— BEGIN —

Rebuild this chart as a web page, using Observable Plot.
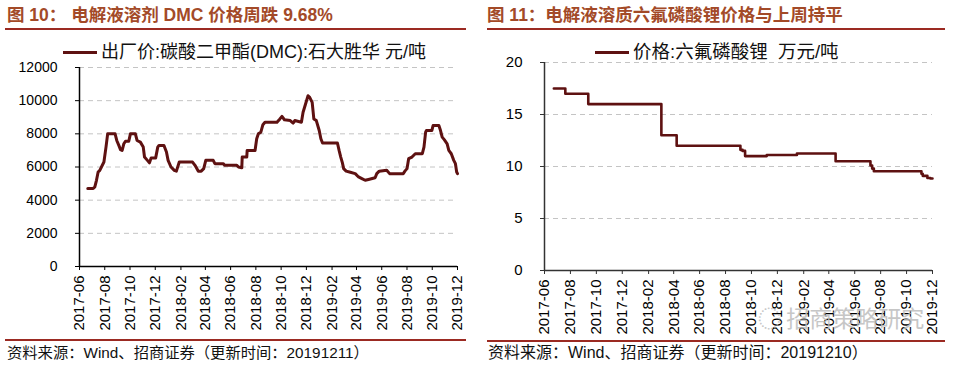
<!DOCTYPE html>
<html><head><meta charset="utf-8">
<script src="https://cdn.jsdelivr.net/npm/d3@7"></script>
<script src="https://cdn.jsdelivr.net/npm/@observablehq/plot@0.6"></script>
<style>
body{margin:0;background:#fff;}
#page{position:relative;width:962px;height:368px;overflow:hidden;background:#fff;font-family:"Liberation Sans",Arial,"Noto Sans CJK SC",sans-serif;}
.title{position:absolute;top:5px;height:20px;line-height:20px;font-size:17.5px;font-weight:bold;color:#A34A28;white-space:nowrap;font-family:"Liberation Sans",Arial,"Noto Sans CJK SC",sans-serif;}
.rule{position:absolute;height:2px;background:#9B2A22;}
.legend{position:absolute;top:42px;height:20px;line-height:20px;font-size:18.5px;color:#111;white-space:nowrap;font-family:"Liberation Sans",Arial,"Noto Sans CJK SC",sans-serif;}
.legend .sw{display:inline-block;width:34px;height:3px;background:#5E1111;vertical-align:middle;margin-right:4px;position:relative;top:-1px;}
.source{position:absolute;top:343px;height:20px;line-height:20px;font-size:16px;color:#111;white-space:nowrap;font-family:"Liberation Sans",Arial,"Noto Sans CJK SC",sans-serif;}
.chart{position:absolute;}
.wm{position:absolute;left:758px;top:300px;font-size:23px;color:#bdbdbd;opacity:0.85;font-family:"Noto Sans CJK SC",sans-serif;white-space:nowrap;}
</style></head>
<body><div id="page">
<div class="title" style="left:7px">图 10：&nbsp;电解液溶剂 DMC 价格周跌 9.68%</div>
<div class="rule" style="left:5px;width:461px;top:28px"></div>
<div class="legend" style="left:63px;font-size:18px"><span class="sw"></span>出厂价:碳酸二甲酯(DMC):石大胜华 元/吨</div>
<div class="chart" id="left" style="left:0px;top:60px"></div>
<div class="rule" style="left:5px;width:461px;top:339px"></div>
<div class="source" style="left:7px;font-size:15.3px">资料来源：Wind、招商证券（更新时间：20191211）</div>

<div class="title" style="left:487px">图 11：电解液溶质六氟磷酸锂价格与上周持平</div>
<div class="rule" style="left:487px;width:458px;top:28px"></div>
<div class="legend" style="left:595px"><span class="sw"></span>价格:六氟磷酸锂&nbsp; 万元/吨</div>
<div class="chart" id="right" style="left:480px;top:55px"></div>
<div class="wm">◌ 招商策略研究</div>
<div class="rule" style="left:487px;width:458px;top:340px"></div>
<div class="source" style="left:488px">资料来源：Wind、招商证券（更新时间：20191210）</div>
</div>
<script>
// ---- Data ----
const xTickLabels = ["2017-06","2017-08","2017-10","2017-12","2018-02","2018-04","2018-06","2018-08","2018-10","2018-12","2019-02","2019-04","2019-06","2019-08","2019-10","2019-12"];

const dmcDates = ["2017-06-21","2017-07-04","2017-07-08","2017-07-12","2017-07-16","2017-07-20","2017-07-24","2017-07-30","2017-08-04","2017-08-08","2017-08-26","2017-08-30","2017-09-04","2017-09-08","2017-09-12","2017-09-16","2017-09-20","2017-09-28","2017-10-02","2017-10-14","2017-10-18","2017-10-26","2017-11-02","2017-11-05","2017-11-12","2017-11-17","2017-11-21","2017-12-02","2017-12-07","2017-12-10","2017-12-22","2017-12-28","2018-01-01","2018-01-08","2018-01-16","2018-01-21","2018-01-28","2018-03-01","2018-03-07","2018-03-15","2018-03-22","2018-03-28","2018-04-02","2018-04-20","2018-04-24","2018-05-14","2018-05-18","2018-06-16","2018-06-20","2018-06-28","2018-06-29","2018-07-10","2018-07-11","2018-07-30","2018-08-03","2018-08-07","2018-08-13","2018-08-18","2018-08-23","2018-09-21","2018-09-28","2018-10-03","2018-10-09","2018-10-23","2018-10-30","2018-11-03","2018-11-19","2018-11-23","2018-11-29","2018-12-05","2018-12-09","2018-12-15","2018-12-19","2018-12-25","2019-01-01","2019-01-05","2019-01-09","2019-02-14","2019-02-18","2019-02-22","2019-02-26","2019-03-01","2019-03-07","2019-03-15","2019-03-29","2019-04-06","2019-04-14","2019-04-22","2019-04-30","2019-05-16","2019-05-20","2019-05-26","2019-06-13","2019-06-20","2019-07-23","2019-07-27","2019-08-01","2019-08-05","2019-08-13","2019-08-21","2019-09-07","2019-09-11","2019-09-15","2019-09-17","2019-09-30","2019-10-03","2019-10-17","2019-10-21","2019-10-25","2019-10-30","2019-11-06","2019-11-10","2019-11-16","2019-11-22","2019-11-26","2019-11-29","2019-12-01"];
const dmcValues = [4700,4700,4800,5200,5700,5800,6000,6300,7200,8000,8000,7600,7300,7050,7000,7400,7550,7550,8000,8000,7600,7500,7200,6600,6400,6250,6550,6550,7200,7300,7300,6900,6400,6000,5800,5750,6300,6300,6100,5750,5750,5900,6400,6400,6200,6200,6100,6100,6000,5950,6600,6600,7000,7000,7700,8000,8100,8550,8700,8700,8900,9050,8850,8800,8650,8800,8700,9300,9800,10300,10200,9900,8900,8800,8200,7700,7450,7450,7000,6600,6250,5900,5750,5700,5600,5400,5300,5200,5250,5350,5600,5750,5800,5600,5600,5750,5900,6500,6600,6800,6800,7200,8100,8200,8200,8500,8500,8200,7800,7650,7400,7000,6800,6400,6200,5700,5600];
const dmcYTicks = [0,2000,4000,6000,8000,10000,12000];

const lpfDates = ["2017-06-23","2017-07-20","2017-09-12","2018-03-03","2018-04-08","2018-09-05","2018-09-10","2018-09-16","2018-11-06","2019-01-16","2019-04-17","2019-07-08","2019-07-12","2019-07-16","2019-11-05","2019-11-08","2019-11-19","2019-11-26","2019-12-01"];
const lpfValues = [17.5,17,16,13,12,11.6,11.5,11.0,11.1,11.25,10.5,10.1,9.8,9.55,9.3,9.1,8.9,8.85,8.85];
const lpfYTicks = [0,5,10,15,20];

// ---- Build ----
const parseDay = d3.utcParse("%Y-%m-%d");
const parseMonth = d3.utcParse("%Y-%m");
const xTickDates = xTickLabels.map(parseMonth);
const xDomain = [xTickDates[0], xTickDates[xTickDates.length - 1]];
const dmc = dmcDates.map((d, i) => ({date: parseDay(d), value: dmcValues[i]}));
const lpf = lpfDates.map((d, i) => ({date: parseDay(d), value: lpfValues[i]}));
const fmt = d3.utcFormat("%Y-%m");
const font = "Liberation Sans, Arial, sans-serif";

function chart({data, yTicks, width, height, mt, mb, ml, mr, curve, sw, axisColor, fs}) {
  return Plot.plot({
    width, height, marginTop: mt, marginBottom: mb, marginLeft: ml, marginRight: mr,
    style: {fontFamily: font, fontSize: fs + "px", color: "#000", background: "transparent", overflow: "visible"},
    x: {type: "utc", domain: xDomain, label: null},
    y: {domain: [yTicks[0], yTicks[yTicks.length - 1]], label: null},
    marks: [
      Plot.gridY(yTicks.slice(1), {stroke: "#c4c4c4", strokeOpacity: 1, strokeDasharray: "5,4", strokeWidth: 1}),
      Plot.axisY(yTicks, {tickSize: 4, tickPadding: 18, fontSize: fs, stroke: axisColor, label: null, tickFormat: d => String(d)}),
      Plot.axisX(xTickDates, {tickFormat: fmt, tickRotate: -90, tickSize: 4, tickPadding: 5, fontSize: 15, stroke: axisColor, label: null}),
      Plot.ruleY([yTicks[0]], {stroke: axisColor, strokeWidth: 1.5}),
      Plot.ruleX([xDomain[0]], {stroke: axisColor, strokeWidth: 1.5}),
      Plot.line(data, {x: "date", y: "value", stroke: "#5E1111", strokeWidth: sw, curve})
    ]
  });
}

document.getElementById("left").append(chart({data: dmc, yTicks: dmcYTicks, width: 470, height: 280, mt: 7, mb: 74, ml: 79, mr: 13, curve: "linear", sw: 3, axisColor: "#000", fs: 14}));
document.getElementById("right").append(chart({data: lpf, yTicks: lpfYTicks, width: 470, height: 285, mt: 7, mb: 70, ml: 64, mr: 18, curve: "step-after", sw: 2.6, axisColor: "#333", fs: 15}));
</script>
</body></html>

— END —

Short exercise
Check each line above for the word "page" and say how many have it, with nothing else.

Written answer
3